##### Supplied records

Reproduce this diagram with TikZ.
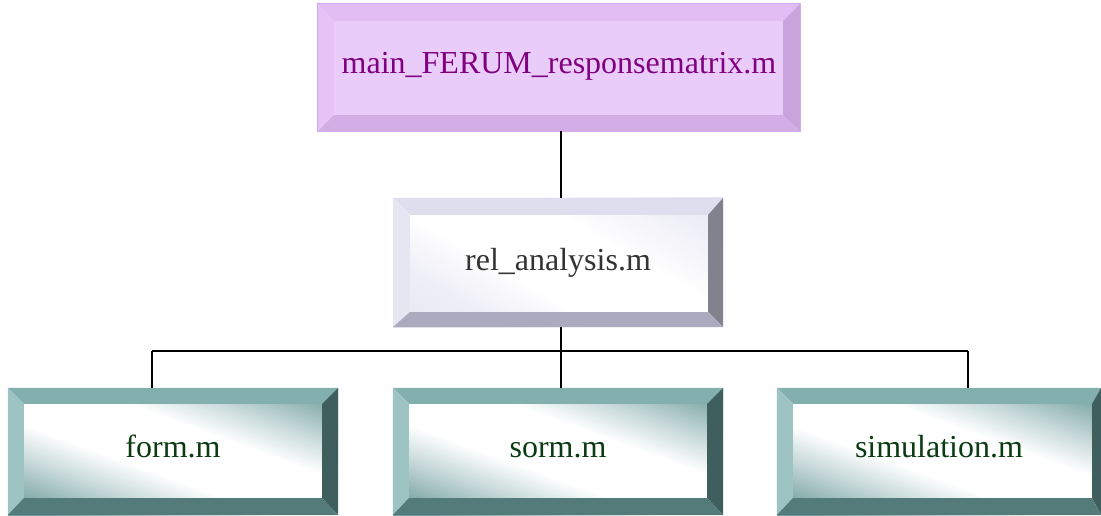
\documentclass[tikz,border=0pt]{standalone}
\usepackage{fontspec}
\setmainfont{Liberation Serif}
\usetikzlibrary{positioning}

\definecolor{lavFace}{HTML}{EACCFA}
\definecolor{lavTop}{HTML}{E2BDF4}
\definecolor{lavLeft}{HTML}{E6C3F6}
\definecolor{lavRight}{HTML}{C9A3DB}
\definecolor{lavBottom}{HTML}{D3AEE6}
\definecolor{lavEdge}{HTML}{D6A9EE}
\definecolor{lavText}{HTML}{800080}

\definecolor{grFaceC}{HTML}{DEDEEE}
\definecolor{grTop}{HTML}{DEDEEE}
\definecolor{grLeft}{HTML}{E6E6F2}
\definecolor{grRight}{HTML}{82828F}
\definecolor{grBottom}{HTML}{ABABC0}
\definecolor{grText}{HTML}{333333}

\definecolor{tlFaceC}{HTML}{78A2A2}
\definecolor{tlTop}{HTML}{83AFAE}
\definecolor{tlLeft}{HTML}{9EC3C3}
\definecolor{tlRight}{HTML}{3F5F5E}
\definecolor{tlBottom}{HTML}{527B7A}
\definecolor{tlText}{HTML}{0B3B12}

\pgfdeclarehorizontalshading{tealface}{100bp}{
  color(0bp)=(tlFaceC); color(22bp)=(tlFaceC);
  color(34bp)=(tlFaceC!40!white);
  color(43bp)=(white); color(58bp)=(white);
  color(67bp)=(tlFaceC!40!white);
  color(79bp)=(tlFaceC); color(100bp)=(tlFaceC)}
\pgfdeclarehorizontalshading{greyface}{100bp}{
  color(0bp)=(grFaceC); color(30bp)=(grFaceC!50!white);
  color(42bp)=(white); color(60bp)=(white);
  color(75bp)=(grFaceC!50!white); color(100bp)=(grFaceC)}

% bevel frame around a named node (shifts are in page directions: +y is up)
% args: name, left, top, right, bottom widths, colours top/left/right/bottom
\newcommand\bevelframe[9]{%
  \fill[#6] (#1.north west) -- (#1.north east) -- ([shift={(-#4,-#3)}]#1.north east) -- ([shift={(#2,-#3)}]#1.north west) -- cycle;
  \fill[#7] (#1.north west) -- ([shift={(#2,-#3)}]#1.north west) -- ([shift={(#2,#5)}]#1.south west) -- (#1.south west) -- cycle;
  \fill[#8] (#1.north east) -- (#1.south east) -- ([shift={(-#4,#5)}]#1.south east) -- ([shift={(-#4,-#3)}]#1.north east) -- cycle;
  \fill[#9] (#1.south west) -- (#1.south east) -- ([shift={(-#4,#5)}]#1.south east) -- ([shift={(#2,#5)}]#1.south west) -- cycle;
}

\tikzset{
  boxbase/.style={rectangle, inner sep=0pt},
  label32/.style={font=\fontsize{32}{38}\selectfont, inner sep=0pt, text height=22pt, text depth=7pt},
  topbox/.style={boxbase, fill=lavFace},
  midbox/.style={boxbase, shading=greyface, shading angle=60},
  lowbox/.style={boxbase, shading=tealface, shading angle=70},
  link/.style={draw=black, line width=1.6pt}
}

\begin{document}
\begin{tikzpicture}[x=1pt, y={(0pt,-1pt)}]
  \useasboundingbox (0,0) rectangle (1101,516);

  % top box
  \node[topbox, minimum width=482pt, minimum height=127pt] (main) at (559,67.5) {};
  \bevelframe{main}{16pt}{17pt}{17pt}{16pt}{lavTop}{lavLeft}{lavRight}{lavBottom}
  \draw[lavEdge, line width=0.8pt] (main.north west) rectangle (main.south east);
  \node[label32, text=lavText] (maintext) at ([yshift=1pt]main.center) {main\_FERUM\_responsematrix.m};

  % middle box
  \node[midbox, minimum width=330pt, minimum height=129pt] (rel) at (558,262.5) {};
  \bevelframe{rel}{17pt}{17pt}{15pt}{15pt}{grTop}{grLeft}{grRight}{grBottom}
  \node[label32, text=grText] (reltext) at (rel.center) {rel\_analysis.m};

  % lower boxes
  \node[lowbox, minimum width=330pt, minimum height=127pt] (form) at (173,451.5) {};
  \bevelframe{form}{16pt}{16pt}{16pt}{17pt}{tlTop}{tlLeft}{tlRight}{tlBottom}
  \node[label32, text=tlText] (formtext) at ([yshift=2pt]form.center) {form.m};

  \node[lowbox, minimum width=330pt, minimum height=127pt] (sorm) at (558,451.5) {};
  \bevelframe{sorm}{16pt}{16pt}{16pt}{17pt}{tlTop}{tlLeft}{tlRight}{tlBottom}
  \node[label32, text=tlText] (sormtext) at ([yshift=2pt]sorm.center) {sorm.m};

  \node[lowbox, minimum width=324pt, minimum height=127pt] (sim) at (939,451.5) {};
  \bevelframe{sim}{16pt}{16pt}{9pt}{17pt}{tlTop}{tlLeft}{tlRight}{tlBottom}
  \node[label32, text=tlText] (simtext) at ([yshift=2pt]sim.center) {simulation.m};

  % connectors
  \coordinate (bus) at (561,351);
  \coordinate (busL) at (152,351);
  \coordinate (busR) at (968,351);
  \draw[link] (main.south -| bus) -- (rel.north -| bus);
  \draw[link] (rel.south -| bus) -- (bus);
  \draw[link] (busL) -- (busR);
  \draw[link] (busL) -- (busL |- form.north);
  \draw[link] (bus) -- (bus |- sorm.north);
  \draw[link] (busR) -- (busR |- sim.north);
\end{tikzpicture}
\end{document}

##########
##### Supplied records

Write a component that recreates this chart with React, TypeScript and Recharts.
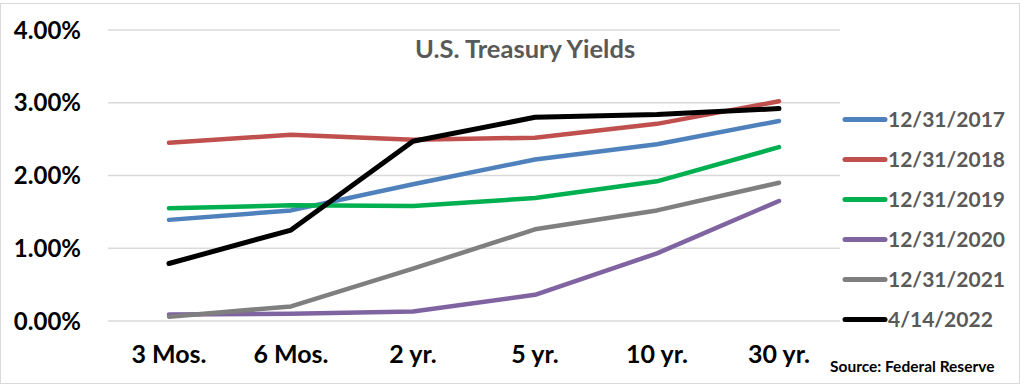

##########

■ **The problem**:
How many of these lines contain "this"? Write only the number.

■ **Finished exercise**:
2